Maine’s Joint Standing Committee on State and Local Government today is holding a public hearing on LD 209, a bill that would prohibit municipalities from banning short-term rentals within their communities.
Limiting or restricting the use of short-term rentals, unless for public health and safety concerns, is unnecessary. This kind of regulation suppresses the entrepreneurial spirit of individuals who want to generate income by sharing their property. Prohibitions on short-term rentals unfairly restrict individuals and families who share their homes responsibly, and Maine should pursue statewide protections for those who do.
Municipal bans on short-term rentals chip away at the private property rights of individuals. As long as someone is using their property in a safe and responsible manner, government should not dictate what individuals can or cannot do with it. Enacting prohibitions on short-term rentals and regulating them outside of the scope of health and safety is a slippery slope that results in the diminishment of private property rights.
To be clear, the bill does not prevent communities from reasonably regulating short-term rentals; it simply states that municipalities cannot prohibit their operation. LD 209 does not undermine local authority and control. Cities and towns can still regulate noise and crime. But for many municipalities, existing rules already do this by targeting specific nuisance behaviors, instead of prohibiting people from using their own property in responsible ways. As Christina Sandefur, executive vice president of the Goldwater Institute wrote in a 2017 op-ed, “cities do not forbid all backyard barbeques just because some might get noisy – they enforce reasonable restrictions on noise, while respecting people’s rights to use their property.”
And while municipal governments are free to regulate noise and nuisance behaviors, they should keep in mind that home sharing sites and companies are cooperating with local governments and have developed mechanisms for neighbors of short-term rental properties to report annoyances through platform-specific tools.
For example, if a complaint is recorded with Airbnb, they reach out to the host so the issue can be addressed. If the host ignores complaints, they can be banned from using Airbnb as a platform for renting out their property. The private sector has and is continuing to create solutions to these problems without hindering entrepreneurship, and without the directive from government.
When Arizona passed protections for short-term rental properties, individuals were free to use their homes to fulfill their entrepreneurial dreams. Glenn Odegard bought an old, vacant, and structurally unsound house in Jerome, Arizona, and with his skills in carpentry, he restored the house to create a historical experience for folks who wanted to visit.
In 2015, Jerome prohibited short-term vacation rentals, which would have stopped Mr. Odegard from fulfilling his dream. Homeowners who did not comply with the rules were subject to $300 in fines and 90 days in jail for each day they disobeyed the town’s ordinance and rented their home to short-term tenants. Through Arizona’s intervention, a state law was passed to stop prohibitions on short-term rentals, encouraging folks like Mr. Odegard to pursue their aspirations.

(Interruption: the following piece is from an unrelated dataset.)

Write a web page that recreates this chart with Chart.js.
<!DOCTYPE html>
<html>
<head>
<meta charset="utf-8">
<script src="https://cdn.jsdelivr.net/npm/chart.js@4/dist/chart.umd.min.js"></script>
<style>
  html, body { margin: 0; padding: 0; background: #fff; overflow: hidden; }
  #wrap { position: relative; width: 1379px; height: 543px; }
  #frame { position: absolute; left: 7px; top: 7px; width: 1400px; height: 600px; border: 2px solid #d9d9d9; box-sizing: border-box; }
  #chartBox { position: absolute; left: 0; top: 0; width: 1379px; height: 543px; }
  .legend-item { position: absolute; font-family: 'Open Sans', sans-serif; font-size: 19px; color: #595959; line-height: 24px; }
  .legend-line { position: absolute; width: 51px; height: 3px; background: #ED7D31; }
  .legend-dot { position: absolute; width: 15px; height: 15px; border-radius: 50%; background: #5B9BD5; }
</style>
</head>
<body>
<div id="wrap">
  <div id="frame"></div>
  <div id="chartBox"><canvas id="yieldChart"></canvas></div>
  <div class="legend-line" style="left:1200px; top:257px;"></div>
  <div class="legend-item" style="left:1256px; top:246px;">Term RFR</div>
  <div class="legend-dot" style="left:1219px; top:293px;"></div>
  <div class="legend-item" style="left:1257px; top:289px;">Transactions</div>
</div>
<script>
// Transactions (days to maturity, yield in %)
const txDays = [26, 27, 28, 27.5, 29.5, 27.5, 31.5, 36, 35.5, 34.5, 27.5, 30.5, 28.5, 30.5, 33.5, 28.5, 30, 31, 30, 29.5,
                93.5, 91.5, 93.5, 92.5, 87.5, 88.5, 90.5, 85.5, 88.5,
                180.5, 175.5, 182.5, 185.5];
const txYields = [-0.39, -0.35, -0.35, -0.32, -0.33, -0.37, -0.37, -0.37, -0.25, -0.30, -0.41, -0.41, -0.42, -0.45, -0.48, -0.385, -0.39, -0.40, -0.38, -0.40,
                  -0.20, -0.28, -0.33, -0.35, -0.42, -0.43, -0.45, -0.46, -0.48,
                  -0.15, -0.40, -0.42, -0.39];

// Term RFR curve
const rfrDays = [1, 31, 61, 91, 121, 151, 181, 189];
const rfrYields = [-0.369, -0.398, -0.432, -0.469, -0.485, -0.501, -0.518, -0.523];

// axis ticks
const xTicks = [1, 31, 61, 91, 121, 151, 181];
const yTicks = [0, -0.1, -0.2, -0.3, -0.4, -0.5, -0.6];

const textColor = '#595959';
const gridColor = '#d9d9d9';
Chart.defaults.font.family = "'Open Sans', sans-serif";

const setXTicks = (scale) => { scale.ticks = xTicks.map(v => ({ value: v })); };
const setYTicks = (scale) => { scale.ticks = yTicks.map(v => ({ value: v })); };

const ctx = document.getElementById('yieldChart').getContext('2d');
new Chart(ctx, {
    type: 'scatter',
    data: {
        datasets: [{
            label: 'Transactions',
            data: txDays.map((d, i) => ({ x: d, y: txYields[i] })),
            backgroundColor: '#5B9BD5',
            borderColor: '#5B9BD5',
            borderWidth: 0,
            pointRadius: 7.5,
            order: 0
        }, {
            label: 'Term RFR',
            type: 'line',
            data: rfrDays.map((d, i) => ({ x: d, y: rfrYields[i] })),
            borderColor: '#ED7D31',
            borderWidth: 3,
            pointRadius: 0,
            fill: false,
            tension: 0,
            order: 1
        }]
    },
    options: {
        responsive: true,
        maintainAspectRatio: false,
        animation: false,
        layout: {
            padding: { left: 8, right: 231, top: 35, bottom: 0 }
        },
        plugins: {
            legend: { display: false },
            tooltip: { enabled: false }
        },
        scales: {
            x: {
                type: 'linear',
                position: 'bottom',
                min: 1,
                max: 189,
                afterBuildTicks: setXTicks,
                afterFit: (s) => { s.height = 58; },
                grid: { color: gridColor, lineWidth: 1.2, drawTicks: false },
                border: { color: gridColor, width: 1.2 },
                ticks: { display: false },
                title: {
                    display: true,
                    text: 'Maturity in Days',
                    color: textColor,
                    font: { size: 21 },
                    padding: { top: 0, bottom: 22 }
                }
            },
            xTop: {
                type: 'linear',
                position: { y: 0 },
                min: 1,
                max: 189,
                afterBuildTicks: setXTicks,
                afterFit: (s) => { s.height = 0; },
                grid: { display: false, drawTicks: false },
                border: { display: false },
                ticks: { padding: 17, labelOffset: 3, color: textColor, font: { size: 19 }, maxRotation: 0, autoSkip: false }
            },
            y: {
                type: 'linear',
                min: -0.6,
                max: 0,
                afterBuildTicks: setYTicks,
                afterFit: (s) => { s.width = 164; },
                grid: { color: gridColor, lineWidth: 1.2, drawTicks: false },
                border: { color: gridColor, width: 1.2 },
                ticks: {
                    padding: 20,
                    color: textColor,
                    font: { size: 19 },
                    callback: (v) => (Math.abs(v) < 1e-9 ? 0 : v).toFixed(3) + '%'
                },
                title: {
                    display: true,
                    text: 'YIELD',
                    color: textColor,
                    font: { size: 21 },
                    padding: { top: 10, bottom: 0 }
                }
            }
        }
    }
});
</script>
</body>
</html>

Some Mainers have already been subjected to prohibitions on short-term rentals through ordinances that use zoning and building classifications to ban the operation of certain types of short-term rentals in specific areas of a city.
Instead of pursuing outright bans that create more problems than they solve, Maine should pass LD 209 to continue allowing municipalities to regulate in ways that protect public health and safety while protecting the property rights of homeowners who want to use their property in a responsible manner.